Written exercise -
Return only the lines from the top of the data down to the one that holds "from matplotlib.patches import Rectangle", both included, without any pictures.

--------------------------------

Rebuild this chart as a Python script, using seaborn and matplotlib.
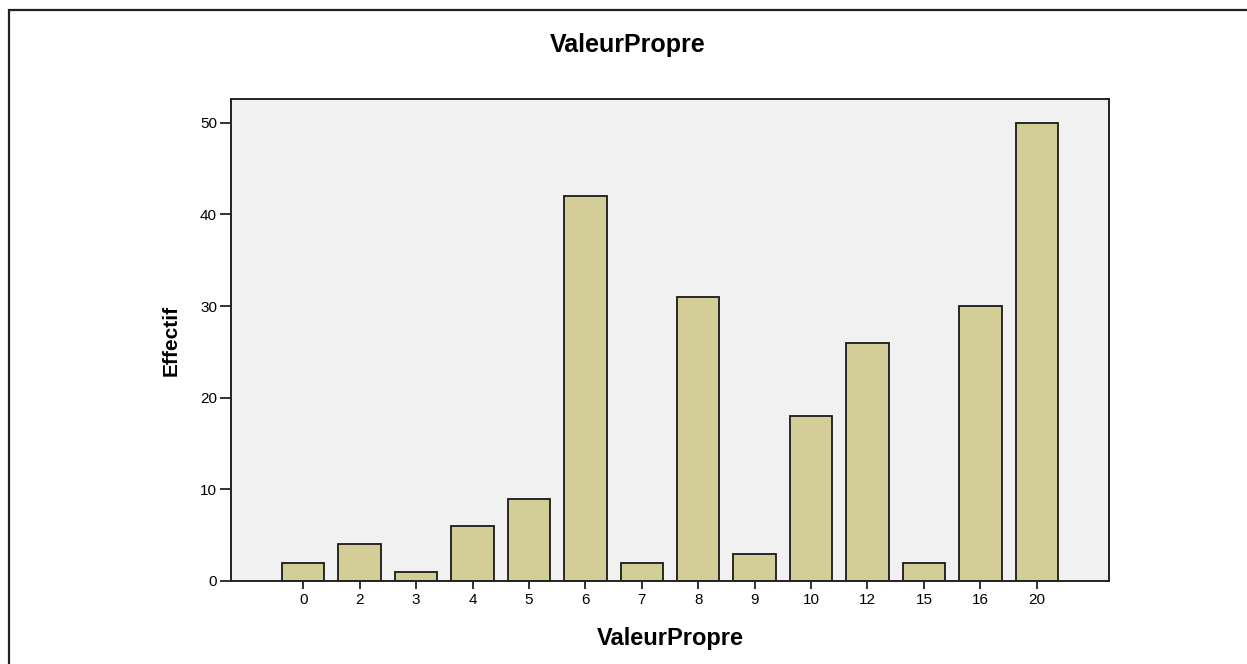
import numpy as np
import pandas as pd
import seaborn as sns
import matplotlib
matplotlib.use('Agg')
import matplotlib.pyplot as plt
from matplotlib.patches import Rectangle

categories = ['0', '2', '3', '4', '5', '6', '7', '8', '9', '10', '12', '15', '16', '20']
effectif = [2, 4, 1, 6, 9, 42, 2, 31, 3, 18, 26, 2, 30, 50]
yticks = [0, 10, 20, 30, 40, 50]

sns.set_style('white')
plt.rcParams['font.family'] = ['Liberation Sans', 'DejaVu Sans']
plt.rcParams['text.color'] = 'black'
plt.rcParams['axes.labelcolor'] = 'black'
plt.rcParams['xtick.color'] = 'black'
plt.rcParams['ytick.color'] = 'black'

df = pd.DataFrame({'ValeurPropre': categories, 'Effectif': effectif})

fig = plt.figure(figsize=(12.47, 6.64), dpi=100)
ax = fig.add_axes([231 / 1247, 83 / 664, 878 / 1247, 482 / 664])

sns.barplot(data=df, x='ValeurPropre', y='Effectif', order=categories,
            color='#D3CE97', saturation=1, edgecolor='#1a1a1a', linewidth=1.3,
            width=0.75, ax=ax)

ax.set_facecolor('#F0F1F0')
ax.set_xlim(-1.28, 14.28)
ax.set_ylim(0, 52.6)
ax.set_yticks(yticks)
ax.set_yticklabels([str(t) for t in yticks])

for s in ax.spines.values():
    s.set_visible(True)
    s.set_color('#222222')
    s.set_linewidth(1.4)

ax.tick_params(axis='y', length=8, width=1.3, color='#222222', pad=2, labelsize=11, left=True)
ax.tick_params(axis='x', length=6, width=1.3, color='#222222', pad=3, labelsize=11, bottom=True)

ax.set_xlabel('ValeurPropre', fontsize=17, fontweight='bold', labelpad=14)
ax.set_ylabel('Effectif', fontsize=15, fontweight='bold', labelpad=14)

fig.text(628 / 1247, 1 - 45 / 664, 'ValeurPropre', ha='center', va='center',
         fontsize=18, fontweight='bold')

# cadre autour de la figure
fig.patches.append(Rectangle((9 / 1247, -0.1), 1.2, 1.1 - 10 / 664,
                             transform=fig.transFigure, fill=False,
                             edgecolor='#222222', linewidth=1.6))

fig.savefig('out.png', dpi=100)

--------------------------------

Exercise answer -
Rebuild this chart as a Python script, using seaborn and matplotlib.
import numpy as np
import pandas as pd
import seaborn as sns
import matplotlib
matplotlib.use('Agg')
import matplotlib.pyplot as plt
from matplotlib.patches import Rectangle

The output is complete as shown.